Near-Neighbor Algorithms for Processing Bearing Data
Memorandum rept. Feb 1988-1989
NAVAL RESEARCH LAB WASHINGTON DC
Pagination or Media Count:
The authors discuss the use of near-neighbor algorithms for correlating sets of tracks and sensor data on large numbers of rapidly moving objects. By investigating the scaling of such algorithms with the numbers of elements in the data sets, one finds that near-neighbor algorithms need not be universally more cost-effective than brute force methods. While the data access time of near-neighbor techniques scales with the number of objects N better than brute force, the cost of setting up the data structure could scale worse than brute force by a multiplicative factor of log N in an extreme case. For cases in which near-neighbor algorithms are advantageous, the authors describe how such techniques could be used to correlate three-dimensional tracks with bearing data recorded as two angles theta, phi from a single sensor.

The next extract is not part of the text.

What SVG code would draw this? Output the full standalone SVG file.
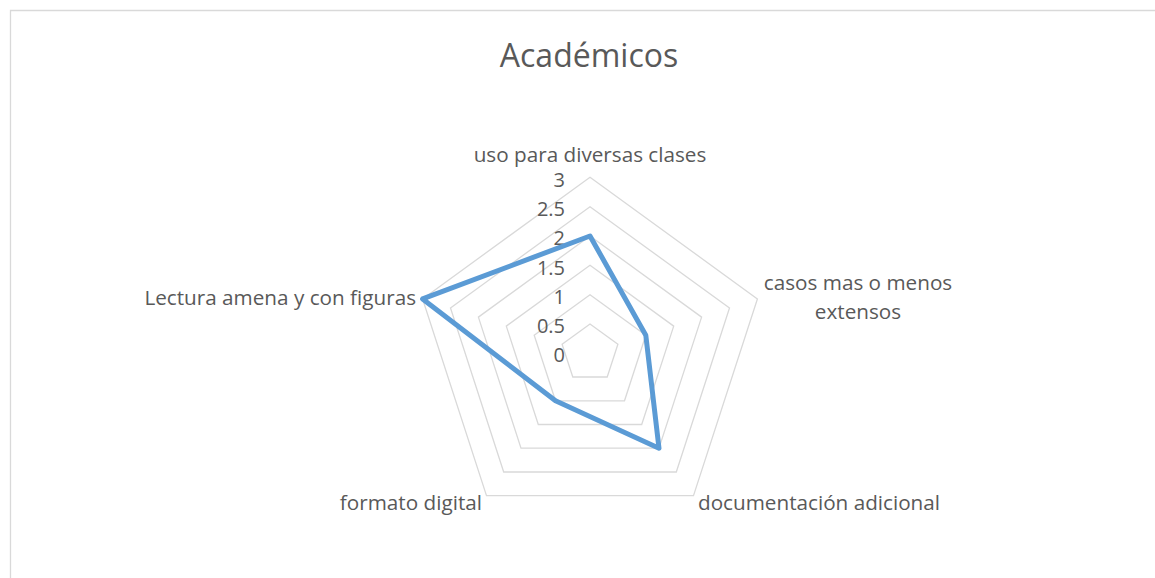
<svg xmlns="http://www.w3.org/2000/svg" width="1155" height="578" viewBox="0 0 1155 578">
<style>
.t{font-family:"Open Sans","Liberation Sans",sans-serif;fill:#595959}
.lab{font-size:20.7px}
.tick{font-size:20px;text-anchor:end}
.grid{fill:none;stroke:#d9d9d9;stroke-width:1.3}
.data{fill:none;stroke:#5b9bd5;stroke-width:5;stroke-linejoin:round}
</style>
<rect x="0" y="0" width="1155" height="578" fill="#ffffff"/>
<path d="M10.5,578 V10.5 H1155" fill="none" stroke="#d9d9d9" stroke-width="1.3"/>
<g id="title"><text class="t" x="589" y="67" font-size="32" text-anchor="middle">Académicos</text></g>
<g id="grid">
<polygon class="grid" points="590,324 617.9,344.2 607.2,377 572.8,377 562.1,344.2"/>
<polygon class="grid" points="590,294.7 645.8,335.2 624.5,400.8 555.5,400.8 534.2,335.2"/>
<polygon class="grid" points="590,265.3 673.7,326.1 641.7,424.5 538.3,424.5 506.3,326.1"/>
<polygon class="grid" points="590,236 701.6,317.1 659,448.2 521,448.2 478.4,317.1"/>
<polygon class="grid" points="590,206.7 729.5,308 676.3,472 503.7,472 450.5,308"/>
<polygon class="grid" points="590,177.3 757.4,298.9 693.5,495.7 486.5,495.7 422.6,298.9"/>
</g>
<g id="ticks">
<text class="t tick" x="565" y="187">3</text>
<text class="t tick" x="565" y="216">2.5</text>
<text class="t tick" x="565" y="245">2</text>
<text class="t tick" x="565" y="275">1.5</text>
<text class="t tick" x="565" y="304">1</text>
<text class="t tick" x="565" y="333">0.5</text>
<text class="t tick" x="565" y="362">0</text>
</g>
<g id="connectors">
<polygon class="data" points="590,236 645.8,335.2 659,448.2 555.5,400.8 422.6,298.9"/>
</g>
<g id="node-uso"><text class="t lab" x="590" y="162" text-anchor="middle">uso para diversas clases</text></g>
<g id="node-casos"><text class="t lab" text-anchor="middle"><tspan x="858" y="290">casos mas o menos</tspan><tspan x="858" y="319">extensos</tspan></text></g>
<g id="node-doc"><text class="t lab" x="698" y="510">documentación adicional</text></g>
<g id="node-formato"><text class="t lab" x="482" y="510" text-anchor="end">formato digital</text></g>
<g id="node-lectura"><text class="t lab" x="416" y="305" text-anchor="end">Lectura amena y con figuras</text></g>
</svg>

The paper then presents a high-speed algorithm for fusing bearing data from three or more sensors with overlapping fields of view in order to obtain the three-dimensional positions of the objects being observed. The algorithm permits the use of near-neighbor techniques, reducing the scaling of the problem from N to the m power to N lnN, where N is the number of objects in the common domain of observation, and m is the number of sensors involved. Numerical tests indicate the relative efficiencies of typical near-neighbor techniques in solving the multisensor angle-to-position fusion problem. Keywords Passive sensors.